TASK BRIEF » Your task is to retype, word for word, the lines from the start of the data through the line holding "const wValue = [0, 0, 1.002, 1.002, 0.996, 0.996];". Do not include the pictures.

DATASET EXTRACT »
========================================================================
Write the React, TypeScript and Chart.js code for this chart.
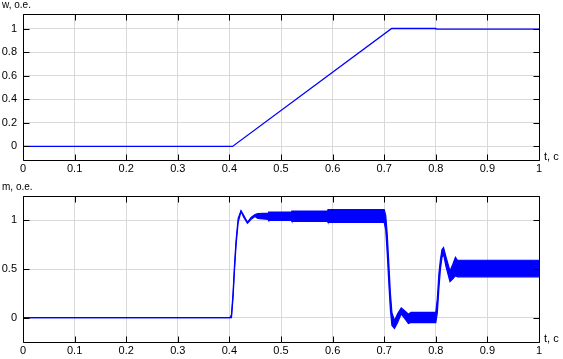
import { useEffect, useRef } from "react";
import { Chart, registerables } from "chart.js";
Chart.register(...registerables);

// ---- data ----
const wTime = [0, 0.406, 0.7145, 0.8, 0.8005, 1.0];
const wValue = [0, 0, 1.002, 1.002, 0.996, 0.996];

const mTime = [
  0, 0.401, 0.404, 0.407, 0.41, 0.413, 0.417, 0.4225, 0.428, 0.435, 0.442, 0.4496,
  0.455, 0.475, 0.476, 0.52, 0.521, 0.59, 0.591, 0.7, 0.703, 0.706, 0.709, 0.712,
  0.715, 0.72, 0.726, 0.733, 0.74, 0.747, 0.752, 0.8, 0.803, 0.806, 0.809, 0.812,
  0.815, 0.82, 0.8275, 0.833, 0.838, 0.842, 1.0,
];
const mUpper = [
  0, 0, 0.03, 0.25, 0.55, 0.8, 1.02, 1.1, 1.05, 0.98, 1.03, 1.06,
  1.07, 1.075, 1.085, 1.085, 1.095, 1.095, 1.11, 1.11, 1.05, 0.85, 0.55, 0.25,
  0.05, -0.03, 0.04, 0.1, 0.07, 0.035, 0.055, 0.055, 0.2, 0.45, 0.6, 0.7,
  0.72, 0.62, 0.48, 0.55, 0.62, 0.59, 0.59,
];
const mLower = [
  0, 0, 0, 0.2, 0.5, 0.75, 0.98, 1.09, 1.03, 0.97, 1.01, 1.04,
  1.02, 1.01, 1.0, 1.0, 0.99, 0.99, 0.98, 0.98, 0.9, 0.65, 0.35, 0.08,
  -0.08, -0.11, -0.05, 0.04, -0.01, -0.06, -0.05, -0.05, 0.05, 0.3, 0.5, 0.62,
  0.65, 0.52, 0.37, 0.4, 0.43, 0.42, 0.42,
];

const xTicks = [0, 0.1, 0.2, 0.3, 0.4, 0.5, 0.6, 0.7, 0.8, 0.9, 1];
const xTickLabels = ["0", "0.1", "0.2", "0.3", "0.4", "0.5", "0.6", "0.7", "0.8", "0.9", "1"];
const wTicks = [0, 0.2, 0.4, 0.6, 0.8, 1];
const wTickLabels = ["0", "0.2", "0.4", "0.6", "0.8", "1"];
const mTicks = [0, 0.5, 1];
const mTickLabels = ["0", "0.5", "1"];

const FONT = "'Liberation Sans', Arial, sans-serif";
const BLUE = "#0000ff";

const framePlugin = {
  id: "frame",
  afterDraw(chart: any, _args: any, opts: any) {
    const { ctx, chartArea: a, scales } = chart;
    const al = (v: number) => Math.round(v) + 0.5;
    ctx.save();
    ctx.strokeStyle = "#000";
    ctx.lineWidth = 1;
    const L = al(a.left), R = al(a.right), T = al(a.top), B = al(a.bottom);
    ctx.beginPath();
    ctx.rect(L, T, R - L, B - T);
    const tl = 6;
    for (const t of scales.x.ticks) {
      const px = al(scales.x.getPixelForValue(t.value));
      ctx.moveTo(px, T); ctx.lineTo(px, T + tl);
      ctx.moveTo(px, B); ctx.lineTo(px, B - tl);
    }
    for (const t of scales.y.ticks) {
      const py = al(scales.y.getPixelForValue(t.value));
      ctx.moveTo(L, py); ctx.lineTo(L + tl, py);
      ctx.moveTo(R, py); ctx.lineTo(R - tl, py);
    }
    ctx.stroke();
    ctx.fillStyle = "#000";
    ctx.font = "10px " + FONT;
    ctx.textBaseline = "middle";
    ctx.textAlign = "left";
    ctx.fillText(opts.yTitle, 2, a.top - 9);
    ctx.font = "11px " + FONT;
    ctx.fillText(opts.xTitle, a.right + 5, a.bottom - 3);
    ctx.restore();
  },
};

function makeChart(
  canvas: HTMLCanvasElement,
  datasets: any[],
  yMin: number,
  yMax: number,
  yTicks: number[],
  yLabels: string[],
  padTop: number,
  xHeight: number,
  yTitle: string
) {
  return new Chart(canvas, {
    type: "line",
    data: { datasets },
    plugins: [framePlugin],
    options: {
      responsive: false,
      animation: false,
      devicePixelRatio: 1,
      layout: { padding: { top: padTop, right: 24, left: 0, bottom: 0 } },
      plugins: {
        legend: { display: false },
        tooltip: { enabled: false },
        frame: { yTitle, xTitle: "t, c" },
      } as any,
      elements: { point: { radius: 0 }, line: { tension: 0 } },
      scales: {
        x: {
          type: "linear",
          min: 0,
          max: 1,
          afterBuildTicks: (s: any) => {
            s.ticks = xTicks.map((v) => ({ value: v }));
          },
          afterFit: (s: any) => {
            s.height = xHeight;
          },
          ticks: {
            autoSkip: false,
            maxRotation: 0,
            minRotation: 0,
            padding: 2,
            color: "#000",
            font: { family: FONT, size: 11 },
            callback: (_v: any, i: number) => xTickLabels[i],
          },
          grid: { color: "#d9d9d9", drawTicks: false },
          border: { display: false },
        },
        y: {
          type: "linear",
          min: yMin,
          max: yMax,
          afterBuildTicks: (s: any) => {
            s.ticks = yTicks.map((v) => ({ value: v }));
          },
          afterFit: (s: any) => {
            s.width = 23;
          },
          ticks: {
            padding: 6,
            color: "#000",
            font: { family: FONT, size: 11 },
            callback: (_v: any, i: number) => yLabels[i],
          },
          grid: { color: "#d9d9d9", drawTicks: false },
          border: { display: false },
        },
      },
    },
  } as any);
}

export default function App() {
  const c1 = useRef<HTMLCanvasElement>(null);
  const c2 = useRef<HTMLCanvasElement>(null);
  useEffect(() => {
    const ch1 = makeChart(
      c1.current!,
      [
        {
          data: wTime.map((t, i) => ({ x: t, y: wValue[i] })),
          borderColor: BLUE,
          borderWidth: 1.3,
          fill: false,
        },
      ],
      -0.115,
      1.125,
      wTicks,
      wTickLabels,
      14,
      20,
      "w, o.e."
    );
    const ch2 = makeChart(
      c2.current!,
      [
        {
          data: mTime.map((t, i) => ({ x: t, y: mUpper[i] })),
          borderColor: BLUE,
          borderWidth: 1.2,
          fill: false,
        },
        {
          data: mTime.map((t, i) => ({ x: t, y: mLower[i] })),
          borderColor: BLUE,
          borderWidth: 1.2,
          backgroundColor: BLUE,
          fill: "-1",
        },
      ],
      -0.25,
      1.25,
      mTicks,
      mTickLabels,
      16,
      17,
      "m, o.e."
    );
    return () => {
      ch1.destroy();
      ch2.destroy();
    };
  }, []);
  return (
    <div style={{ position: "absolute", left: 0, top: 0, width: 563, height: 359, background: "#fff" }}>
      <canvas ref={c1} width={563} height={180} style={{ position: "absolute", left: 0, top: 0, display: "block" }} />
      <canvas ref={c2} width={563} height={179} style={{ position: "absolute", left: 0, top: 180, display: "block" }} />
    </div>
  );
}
========================================================================
CORRECT RESULT »
Write the React, TypeScript and Chart.js code for this chart.
import { useEffect, useRef } from "react";
import { Chart, registerables } from "chart.js";
Chart.register(...registerables);

// ---- data ----
const wTime = [0, 0.406, 0.7145, 0.8, 0.8005, 1.0];
const wValue = [0, 0, 1.002, 1.002, 0.996, 0.996];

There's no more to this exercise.